Tancredo Neves foi escolhido por um colégio eleitoral, formado por deputados federais, senadores e delegados das assembleias legislativas
Por Misto Brasil – DF
Em 15 de janeiro de 1985, o Brasil elegia, de forma indireta, Tancredo Neves presidente da República. A escolha pelo político do PMDB colocou fim à sequência de cinco governos chefiados por militares.
Há 40 anos a eleição indireta, realizada no Congresso Nacional, sepultou a ditadura instituída com o golpe de 1964, que naquele momento já estava claudicante.

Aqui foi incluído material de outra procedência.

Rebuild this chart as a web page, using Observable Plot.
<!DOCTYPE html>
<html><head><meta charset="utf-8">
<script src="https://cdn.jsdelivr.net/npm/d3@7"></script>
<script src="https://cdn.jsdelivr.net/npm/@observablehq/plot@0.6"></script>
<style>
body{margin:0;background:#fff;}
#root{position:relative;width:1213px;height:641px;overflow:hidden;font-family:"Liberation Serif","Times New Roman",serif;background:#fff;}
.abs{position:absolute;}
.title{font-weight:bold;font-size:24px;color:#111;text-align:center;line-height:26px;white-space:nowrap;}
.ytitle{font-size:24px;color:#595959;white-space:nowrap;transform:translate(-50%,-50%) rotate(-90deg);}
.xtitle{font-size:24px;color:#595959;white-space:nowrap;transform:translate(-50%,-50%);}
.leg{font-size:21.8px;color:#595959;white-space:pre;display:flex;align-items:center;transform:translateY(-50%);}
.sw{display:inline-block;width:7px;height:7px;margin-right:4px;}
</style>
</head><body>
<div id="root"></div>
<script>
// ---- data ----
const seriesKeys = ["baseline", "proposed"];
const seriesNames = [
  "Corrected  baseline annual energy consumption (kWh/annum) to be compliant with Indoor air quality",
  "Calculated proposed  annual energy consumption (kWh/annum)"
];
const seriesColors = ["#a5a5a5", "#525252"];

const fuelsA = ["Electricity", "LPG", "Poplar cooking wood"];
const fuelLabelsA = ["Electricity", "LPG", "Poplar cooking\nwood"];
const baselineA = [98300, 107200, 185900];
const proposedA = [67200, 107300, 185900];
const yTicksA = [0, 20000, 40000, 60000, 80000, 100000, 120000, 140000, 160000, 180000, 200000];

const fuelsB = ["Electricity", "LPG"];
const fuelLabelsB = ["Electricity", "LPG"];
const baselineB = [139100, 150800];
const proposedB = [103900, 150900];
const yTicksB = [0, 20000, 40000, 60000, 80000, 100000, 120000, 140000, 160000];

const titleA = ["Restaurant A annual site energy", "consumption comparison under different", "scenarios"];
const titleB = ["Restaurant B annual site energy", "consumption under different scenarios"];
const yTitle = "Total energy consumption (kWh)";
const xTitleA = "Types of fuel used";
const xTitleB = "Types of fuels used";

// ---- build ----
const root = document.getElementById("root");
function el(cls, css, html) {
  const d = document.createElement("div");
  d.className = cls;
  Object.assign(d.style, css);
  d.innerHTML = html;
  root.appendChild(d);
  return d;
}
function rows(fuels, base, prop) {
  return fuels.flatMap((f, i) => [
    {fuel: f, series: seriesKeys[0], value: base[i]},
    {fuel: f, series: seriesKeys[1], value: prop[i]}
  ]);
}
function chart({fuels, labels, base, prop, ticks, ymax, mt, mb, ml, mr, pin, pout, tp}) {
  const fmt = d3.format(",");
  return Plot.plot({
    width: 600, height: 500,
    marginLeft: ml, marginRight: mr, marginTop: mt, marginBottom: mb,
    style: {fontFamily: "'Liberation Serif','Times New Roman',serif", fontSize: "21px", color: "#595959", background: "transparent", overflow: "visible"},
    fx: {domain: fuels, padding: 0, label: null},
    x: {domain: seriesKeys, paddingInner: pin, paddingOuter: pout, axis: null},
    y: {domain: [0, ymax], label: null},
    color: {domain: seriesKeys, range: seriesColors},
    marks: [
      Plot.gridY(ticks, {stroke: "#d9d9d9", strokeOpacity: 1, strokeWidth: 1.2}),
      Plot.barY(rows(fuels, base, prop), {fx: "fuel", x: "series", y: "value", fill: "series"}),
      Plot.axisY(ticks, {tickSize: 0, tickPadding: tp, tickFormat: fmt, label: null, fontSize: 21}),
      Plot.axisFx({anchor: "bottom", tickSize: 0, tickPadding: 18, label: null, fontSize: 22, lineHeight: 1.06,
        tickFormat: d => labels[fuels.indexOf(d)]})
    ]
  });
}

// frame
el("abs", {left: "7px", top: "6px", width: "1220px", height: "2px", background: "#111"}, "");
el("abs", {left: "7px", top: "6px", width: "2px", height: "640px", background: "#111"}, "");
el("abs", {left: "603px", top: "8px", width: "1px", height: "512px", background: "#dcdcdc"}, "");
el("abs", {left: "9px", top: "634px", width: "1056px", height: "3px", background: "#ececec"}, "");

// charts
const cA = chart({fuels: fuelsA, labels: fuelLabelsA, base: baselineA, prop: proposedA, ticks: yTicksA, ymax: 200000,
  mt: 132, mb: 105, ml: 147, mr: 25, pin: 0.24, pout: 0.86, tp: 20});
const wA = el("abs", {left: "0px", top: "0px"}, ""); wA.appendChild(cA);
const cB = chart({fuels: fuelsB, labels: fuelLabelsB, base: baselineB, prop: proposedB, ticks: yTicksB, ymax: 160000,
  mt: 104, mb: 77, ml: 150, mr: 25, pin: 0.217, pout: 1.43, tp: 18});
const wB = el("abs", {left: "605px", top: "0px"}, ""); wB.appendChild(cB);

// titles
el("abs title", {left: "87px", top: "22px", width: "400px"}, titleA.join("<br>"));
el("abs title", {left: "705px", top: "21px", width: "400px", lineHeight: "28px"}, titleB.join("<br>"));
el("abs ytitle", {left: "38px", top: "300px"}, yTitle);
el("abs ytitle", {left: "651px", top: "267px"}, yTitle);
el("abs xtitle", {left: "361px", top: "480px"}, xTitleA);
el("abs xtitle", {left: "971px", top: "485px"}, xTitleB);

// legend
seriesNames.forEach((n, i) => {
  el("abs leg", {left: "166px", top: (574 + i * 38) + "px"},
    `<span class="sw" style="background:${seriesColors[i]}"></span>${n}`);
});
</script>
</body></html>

Mas havia um tom de frustração no ar. Nove meses antes, o Congresso havia derrubado a proposta de emenda das Diretas Já, que traria de volta eleições diretas para a escolha do presidente.
Por isso, Tancredo foi escolhido por um colégio eleitoral, formado por deputados federais, senadores e delegados das assembleias legislativas.
Com 480 dos 686 votos do colégio eleitoral, Tancredo derrotou o situacionista Paulo Maluf, do então PDS e aliado dos militares. Mas o eleito não tomaria posse – na véspera da data prevista, em 14 de março.
Tancredo seria internado com sintomas de apendicite e o cargo acabou sendo passado ao seu vice, José Sarney. Tancredo morreria uma semana depois, em 21 de abril.
Se a eleição de Tancredo Neves representou uma pá de cal no regime ditatorial, ela não apagou um sentimento de decepção em parte da população pelo fato de a escolha não ter ocorrido de forma plenamente democrática, como queriam os milhares que foram às ruas pedindo Diretas Já.
Eleição indireta era o caminho possível
O governo ali inaugurado costuma ser compreendido como uma transição entre o autoritarismo e a democracia – que só chegaria plenamente com a Constituição de 1988 e a eleição seguinte, de 1989, que alçou Fernando Collor de Mello à Presidência.
“Foi um marco considerável o fato de ter um primeiro civil eleito desde a ditadura, depois de cinco militares em sequência. Mas o clima era de frustração pela derrota das Diretas Já”, diz o historiador Rodrigo Patto Sá Motta, professor na Universidade Federal de Minas Gerais (UFMG).
“Tinha 18 anos na época e me lembro muito bem”.
O entendimento, explica o professor, era de que a eleição indireta da chapa Neves-Sarney “era o caminho possível” diante da impossibilidade da aprovação da emenda das eleições.
“Era um mal menor. E melhor do que deixar o Paulo Maluf presidir o Brasil”, avalia.
“Houve um pragmatismo, uma aceitação bastante ampla dessa acomodação, e muita gente deixou a frustração de lado”, comenta.
“Mesmo que estivesse claro que era uma democratização precária, ainda não ideal. A eleição de Tancredo era um caminho possível”, registrou a Agência DW.
Essa transição foi o mecanismo encontrado pelos que detinham o poder militar para garantir que a transição democrática fosse gradual e, principalmente, que mantivesse uma série de privilégios para eles.
“As eleições indiretas não tocaram nas estruturas básicas da ditadura“, afirma o historiador Daniel Aarão dos Reis, professor na Universidade Federal Fluminense (UFF).
“Mesmo a Constituição de 1988, apesar de registrar imensos avanços […], manteve o caráter repressivo da polícia militar e a monopolização dos meios de comunicação […]. O Exército como Estado dentro do Estado foi mantido”.
A transição brasileira foi muito peculiar, como enfatiza o professor Sá Motta, porque “por um lado acabou a ditadura, mas por outro lado não acabou também”.
“Assumiu o governo Sarney, que tinha sido um político civil a serviço da ditadura durante muito tempo. Os militares não foram afastados completamente dos jogos de poder”, diz.